If you're needing shielding, I'm going to guess it's near TIG welding equipment, because I don't know of much else that would interfere with CAT5e or CAT6 ethernet. For shielding, I'd try to ground the shield on one side, and to the chassis, not within the wiring of the socket. Only one side because you do not want ground current flowing through the shield, and to the chassis because you don't want to bring noise to the termination of the network jack. Just my 2 cents...

If you've really got a noise problem, try fiber, try running your unshielded cable in EMT, try big snap on ferrite beads on the cable near the computer connection - within an inch or so if at all possible.

If this is between buildings, I'd consider a different plan.

Good luck!
 
ha that turns out to be funny; this is to connect two point to points, each to their devices in separate buildings 1/4 mi apart.

Longer runs can be done with fiber. Don't need shielding with fiber. Well, ok, not quite the same shielding. But if you are concerned about EMI, then fiber is definitely better than copper.

coax can also handle longer runs.
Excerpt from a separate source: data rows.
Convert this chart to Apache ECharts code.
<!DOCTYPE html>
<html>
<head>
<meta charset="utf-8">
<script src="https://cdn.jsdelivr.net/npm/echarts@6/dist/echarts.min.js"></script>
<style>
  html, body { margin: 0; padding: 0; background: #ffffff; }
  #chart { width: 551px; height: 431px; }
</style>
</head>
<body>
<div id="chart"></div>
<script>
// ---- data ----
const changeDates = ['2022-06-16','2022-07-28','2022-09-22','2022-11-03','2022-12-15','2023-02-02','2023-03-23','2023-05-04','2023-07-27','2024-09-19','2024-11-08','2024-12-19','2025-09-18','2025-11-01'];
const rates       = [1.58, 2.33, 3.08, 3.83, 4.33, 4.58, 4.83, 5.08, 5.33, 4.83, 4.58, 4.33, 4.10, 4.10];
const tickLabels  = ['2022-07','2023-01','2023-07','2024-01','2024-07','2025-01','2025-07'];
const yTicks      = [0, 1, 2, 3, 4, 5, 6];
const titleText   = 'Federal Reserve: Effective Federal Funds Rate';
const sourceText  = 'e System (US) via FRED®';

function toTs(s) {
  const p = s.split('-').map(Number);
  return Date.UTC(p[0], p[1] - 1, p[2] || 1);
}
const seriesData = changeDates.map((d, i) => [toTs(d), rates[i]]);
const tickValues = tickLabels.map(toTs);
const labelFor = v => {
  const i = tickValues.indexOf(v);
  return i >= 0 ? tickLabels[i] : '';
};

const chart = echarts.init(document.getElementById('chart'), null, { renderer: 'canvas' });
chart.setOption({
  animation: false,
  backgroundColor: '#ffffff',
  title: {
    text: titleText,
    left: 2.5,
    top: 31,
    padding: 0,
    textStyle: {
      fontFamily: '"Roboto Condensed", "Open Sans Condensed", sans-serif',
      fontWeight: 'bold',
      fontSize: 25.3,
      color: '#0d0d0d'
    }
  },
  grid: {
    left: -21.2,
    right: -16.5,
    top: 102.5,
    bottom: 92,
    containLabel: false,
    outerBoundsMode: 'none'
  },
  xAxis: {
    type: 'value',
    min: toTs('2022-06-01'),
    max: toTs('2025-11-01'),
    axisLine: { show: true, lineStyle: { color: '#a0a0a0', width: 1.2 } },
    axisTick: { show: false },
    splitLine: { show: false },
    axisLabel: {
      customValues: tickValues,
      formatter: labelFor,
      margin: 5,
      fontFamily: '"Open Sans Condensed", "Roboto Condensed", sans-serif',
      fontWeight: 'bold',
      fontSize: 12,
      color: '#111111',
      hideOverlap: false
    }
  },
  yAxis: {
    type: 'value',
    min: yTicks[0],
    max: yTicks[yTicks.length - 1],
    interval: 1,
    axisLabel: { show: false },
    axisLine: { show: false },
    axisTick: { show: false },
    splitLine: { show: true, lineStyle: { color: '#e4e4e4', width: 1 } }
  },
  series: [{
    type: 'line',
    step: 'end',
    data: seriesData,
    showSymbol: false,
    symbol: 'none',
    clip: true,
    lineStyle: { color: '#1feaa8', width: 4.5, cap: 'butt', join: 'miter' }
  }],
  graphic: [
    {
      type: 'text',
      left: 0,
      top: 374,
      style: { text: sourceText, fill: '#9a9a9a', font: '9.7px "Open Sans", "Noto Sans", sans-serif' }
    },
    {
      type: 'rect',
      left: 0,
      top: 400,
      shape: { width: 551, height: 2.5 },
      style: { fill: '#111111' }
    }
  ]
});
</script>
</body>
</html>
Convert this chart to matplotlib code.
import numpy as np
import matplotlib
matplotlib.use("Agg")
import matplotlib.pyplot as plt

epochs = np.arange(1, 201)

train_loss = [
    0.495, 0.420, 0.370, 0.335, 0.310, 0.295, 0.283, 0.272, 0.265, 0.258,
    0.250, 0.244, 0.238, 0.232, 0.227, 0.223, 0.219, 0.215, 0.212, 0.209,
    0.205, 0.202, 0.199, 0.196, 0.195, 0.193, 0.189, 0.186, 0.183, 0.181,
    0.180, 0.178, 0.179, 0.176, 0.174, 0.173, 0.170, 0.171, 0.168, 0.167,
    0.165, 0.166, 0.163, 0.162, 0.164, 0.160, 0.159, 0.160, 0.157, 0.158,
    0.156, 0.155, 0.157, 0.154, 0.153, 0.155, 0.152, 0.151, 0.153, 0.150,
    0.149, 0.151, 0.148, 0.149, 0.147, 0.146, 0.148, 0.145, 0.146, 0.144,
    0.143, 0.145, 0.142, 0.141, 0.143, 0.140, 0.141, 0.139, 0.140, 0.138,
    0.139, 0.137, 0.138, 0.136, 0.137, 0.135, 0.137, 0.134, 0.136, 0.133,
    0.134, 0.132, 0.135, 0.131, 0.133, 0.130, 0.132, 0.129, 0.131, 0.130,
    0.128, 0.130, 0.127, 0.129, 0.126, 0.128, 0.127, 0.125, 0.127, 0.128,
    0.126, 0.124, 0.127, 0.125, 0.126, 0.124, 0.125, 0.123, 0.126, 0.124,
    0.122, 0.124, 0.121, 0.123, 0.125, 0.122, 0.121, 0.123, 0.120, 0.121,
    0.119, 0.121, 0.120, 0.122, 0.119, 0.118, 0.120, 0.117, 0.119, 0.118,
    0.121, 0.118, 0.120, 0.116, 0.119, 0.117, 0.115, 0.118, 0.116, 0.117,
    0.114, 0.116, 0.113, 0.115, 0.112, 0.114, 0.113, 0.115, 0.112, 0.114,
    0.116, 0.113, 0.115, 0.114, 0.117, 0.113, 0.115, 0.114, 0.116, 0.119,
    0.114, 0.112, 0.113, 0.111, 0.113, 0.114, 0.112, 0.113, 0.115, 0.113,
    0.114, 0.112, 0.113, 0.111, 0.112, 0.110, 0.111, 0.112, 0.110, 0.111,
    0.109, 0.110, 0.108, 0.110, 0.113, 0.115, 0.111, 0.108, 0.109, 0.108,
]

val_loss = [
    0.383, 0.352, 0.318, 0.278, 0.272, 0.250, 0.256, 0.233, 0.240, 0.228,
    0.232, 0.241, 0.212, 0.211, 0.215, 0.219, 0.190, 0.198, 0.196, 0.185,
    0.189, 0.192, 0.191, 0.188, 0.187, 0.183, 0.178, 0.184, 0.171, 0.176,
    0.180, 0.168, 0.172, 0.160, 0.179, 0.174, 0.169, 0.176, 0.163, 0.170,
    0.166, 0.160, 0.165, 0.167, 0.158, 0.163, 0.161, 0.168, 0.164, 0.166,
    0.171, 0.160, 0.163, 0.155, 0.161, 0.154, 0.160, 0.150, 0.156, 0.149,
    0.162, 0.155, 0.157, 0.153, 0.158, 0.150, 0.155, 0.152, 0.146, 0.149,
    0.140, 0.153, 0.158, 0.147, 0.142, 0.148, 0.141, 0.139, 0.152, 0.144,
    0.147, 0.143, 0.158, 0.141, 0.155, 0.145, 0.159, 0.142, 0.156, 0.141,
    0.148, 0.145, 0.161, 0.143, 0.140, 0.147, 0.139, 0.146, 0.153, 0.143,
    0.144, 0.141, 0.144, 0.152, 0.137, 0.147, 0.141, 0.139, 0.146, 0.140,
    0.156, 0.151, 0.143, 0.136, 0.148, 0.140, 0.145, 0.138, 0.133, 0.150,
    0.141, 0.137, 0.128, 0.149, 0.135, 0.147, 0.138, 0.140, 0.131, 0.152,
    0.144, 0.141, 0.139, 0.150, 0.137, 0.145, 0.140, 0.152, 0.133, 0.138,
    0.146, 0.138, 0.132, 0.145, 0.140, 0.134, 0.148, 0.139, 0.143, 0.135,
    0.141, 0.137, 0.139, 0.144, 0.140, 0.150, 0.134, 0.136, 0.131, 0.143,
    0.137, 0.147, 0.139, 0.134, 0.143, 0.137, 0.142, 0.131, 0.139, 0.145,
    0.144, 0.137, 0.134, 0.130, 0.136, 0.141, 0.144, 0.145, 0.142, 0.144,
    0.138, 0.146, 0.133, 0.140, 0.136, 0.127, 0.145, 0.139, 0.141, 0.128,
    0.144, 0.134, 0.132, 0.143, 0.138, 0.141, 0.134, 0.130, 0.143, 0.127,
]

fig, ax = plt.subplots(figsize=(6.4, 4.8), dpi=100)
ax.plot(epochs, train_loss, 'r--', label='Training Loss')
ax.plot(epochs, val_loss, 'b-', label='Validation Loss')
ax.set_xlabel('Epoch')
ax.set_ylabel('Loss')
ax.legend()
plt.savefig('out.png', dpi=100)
Making your own coax is probably less difficult. (don't know which is more expensive)
 
The shielding is only required b/c it is a spec called out by the devices I’m using.
No noise generating equipment nearby, no cables. Could prob use UTP.
 
I'd probably run regular, then, unless the RF environment is really nasty, like welding, plasma cutting, etc. The only time I've run into interference that would affect ethernet on cat5 is when the pairs were wired wrong. The noise immunity is very high. Or just run pre-made shielded, and make sure that you only ground the shield on one side.
 
Very little to add here except that I, on custom run lengths, would terminate with female end points. You don't need a custom tool and they are pretty easy to create.
 
ha that turns out to be funny; this is to connect two point to points, each to their devices in separate buildings 1/4 mi apart.
I must be missing something. You have two pair of devices that are a 1/4 mile apart and you're going to connect them with 100' of cable?

Or are the pairs of devices within two buildings? If that's it, does it matter how far apart the buildings are?
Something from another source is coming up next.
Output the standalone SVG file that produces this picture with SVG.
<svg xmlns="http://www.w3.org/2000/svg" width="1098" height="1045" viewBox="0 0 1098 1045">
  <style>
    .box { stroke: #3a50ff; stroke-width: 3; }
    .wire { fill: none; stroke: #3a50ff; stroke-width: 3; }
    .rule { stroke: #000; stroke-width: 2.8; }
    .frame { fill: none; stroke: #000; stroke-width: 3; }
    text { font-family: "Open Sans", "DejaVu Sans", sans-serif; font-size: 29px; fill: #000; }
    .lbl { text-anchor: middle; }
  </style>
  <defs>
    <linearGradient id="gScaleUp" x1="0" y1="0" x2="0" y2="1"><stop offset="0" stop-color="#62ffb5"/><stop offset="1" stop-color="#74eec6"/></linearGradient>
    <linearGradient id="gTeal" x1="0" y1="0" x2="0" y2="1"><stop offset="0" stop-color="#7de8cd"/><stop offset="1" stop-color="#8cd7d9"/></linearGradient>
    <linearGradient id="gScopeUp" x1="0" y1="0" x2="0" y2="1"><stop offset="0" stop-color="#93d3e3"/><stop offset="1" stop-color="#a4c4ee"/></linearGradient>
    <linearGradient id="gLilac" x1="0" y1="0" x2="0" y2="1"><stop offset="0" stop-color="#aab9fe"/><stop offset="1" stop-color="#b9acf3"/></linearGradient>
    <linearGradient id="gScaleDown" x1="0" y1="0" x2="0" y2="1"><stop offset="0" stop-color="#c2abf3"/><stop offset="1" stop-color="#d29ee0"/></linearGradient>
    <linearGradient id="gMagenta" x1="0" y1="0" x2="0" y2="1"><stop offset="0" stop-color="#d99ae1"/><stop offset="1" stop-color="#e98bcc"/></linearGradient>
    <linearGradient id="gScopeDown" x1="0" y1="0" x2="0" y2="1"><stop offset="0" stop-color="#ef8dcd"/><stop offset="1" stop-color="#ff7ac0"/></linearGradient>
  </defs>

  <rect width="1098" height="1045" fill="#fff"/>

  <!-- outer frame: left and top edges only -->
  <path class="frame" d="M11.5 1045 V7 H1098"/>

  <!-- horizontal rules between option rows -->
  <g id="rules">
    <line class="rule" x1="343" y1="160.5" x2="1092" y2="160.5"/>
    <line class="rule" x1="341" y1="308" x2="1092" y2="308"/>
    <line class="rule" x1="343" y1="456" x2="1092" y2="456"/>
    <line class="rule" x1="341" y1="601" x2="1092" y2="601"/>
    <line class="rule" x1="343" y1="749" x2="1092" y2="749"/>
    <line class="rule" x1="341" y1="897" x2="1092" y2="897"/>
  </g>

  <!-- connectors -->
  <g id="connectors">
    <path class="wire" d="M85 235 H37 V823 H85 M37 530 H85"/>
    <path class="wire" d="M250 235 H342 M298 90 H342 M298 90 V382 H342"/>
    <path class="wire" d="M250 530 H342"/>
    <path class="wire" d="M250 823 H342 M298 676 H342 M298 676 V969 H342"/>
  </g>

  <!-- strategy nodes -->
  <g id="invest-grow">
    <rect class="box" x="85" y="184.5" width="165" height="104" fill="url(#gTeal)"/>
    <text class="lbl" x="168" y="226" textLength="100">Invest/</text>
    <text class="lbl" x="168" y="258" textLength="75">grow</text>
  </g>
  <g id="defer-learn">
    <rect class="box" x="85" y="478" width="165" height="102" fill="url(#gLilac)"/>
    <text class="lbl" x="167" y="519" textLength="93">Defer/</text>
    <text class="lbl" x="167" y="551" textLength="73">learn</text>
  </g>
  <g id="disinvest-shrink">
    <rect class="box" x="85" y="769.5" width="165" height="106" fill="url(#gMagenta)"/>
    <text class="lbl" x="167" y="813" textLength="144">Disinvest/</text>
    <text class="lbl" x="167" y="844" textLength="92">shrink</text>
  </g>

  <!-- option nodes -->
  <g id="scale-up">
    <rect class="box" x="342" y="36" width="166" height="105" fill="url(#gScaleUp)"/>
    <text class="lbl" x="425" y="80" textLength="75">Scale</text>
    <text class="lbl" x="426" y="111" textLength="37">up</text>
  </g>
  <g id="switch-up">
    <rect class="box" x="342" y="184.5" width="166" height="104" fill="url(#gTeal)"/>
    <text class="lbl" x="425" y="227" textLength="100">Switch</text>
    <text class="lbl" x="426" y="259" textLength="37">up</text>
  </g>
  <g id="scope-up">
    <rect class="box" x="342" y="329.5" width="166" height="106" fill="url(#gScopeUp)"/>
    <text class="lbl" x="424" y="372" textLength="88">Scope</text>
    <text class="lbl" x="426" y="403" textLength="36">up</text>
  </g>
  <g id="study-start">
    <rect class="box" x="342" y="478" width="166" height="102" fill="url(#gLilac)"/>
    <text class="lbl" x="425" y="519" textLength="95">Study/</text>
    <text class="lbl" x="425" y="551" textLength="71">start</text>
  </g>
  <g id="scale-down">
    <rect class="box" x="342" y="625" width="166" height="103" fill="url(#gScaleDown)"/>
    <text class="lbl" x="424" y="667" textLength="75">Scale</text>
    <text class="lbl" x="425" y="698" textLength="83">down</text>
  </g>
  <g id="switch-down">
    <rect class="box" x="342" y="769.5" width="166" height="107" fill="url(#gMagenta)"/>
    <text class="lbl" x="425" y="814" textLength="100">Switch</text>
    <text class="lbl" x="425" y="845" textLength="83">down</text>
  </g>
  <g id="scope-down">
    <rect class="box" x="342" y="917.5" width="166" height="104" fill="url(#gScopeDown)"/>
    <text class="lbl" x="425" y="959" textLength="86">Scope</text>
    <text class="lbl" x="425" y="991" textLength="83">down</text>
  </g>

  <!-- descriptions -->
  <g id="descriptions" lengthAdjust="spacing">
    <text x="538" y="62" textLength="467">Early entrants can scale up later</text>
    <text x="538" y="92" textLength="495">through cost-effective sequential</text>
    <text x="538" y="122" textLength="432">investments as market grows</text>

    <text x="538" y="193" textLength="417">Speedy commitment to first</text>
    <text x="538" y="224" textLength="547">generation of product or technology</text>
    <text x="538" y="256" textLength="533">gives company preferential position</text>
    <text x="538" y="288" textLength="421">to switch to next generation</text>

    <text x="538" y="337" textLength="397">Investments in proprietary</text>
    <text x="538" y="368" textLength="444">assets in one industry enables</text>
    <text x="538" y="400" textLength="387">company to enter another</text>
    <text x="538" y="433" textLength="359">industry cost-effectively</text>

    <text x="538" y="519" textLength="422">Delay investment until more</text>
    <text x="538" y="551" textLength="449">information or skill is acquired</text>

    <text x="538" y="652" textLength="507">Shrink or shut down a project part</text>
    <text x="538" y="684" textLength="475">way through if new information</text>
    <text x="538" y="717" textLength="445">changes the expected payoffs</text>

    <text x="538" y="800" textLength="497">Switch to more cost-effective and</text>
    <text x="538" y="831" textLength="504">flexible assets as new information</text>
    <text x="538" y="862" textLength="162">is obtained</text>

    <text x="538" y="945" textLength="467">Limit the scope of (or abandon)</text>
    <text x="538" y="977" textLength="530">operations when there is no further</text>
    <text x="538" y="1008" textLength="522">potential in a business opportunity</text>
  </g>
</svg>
Out of curiosity, what are these devices which require shielded ethernet cable?
 
I must be missing something. You have two pair of devices that are a 1/4 mile apart and you're going to connect them with 100' of cable?

Or are the pairs of devices within two buildings? If that's it, does it matter how far apart the buildings are?

Out of curiosity, what are these devices which require shielded ethernet cable?
Hi Don, I’ll try to explain better:
(although I’m not fully versant on the terms or details)

Starlink—shielded cable in attic—bridge device on building exterior—1/4 mi air link—bridge device on 2nd building—shielded cable in 2nd attic—router(?) to local network.

I get some cables ordered; case closed - help offered is appreciated.
 
An interesting aside... In the US (and other places), unshielded Cat 5 cable is the norm. In Germany shielded Cat 5 cable was legally required. Don't ask me why, I have no idea. But we had to test (EMC testing) with both to make sure our products were compliant with EMC requirements with both. Oh well...
 
An interesting aside... In the US (and other places), unshielded Cat 5 cable is the norm. In Germany shielded Cat 5 cable was legally required. Don't ask me why, I have no idea. But we had to test (EMC testing) with both to make sure our products were compliant with EMC requirements with both. Oh well...
I'd bet either someone with a strong opinion or industry influence on the regulatory committee that made the standard. I've run unshielded cat5 w/ 100baseT on it, in areas where it was so RF hot that little blue arcs would form if the doors on the equipment lockers weren't grounded, and there wasn't any problem.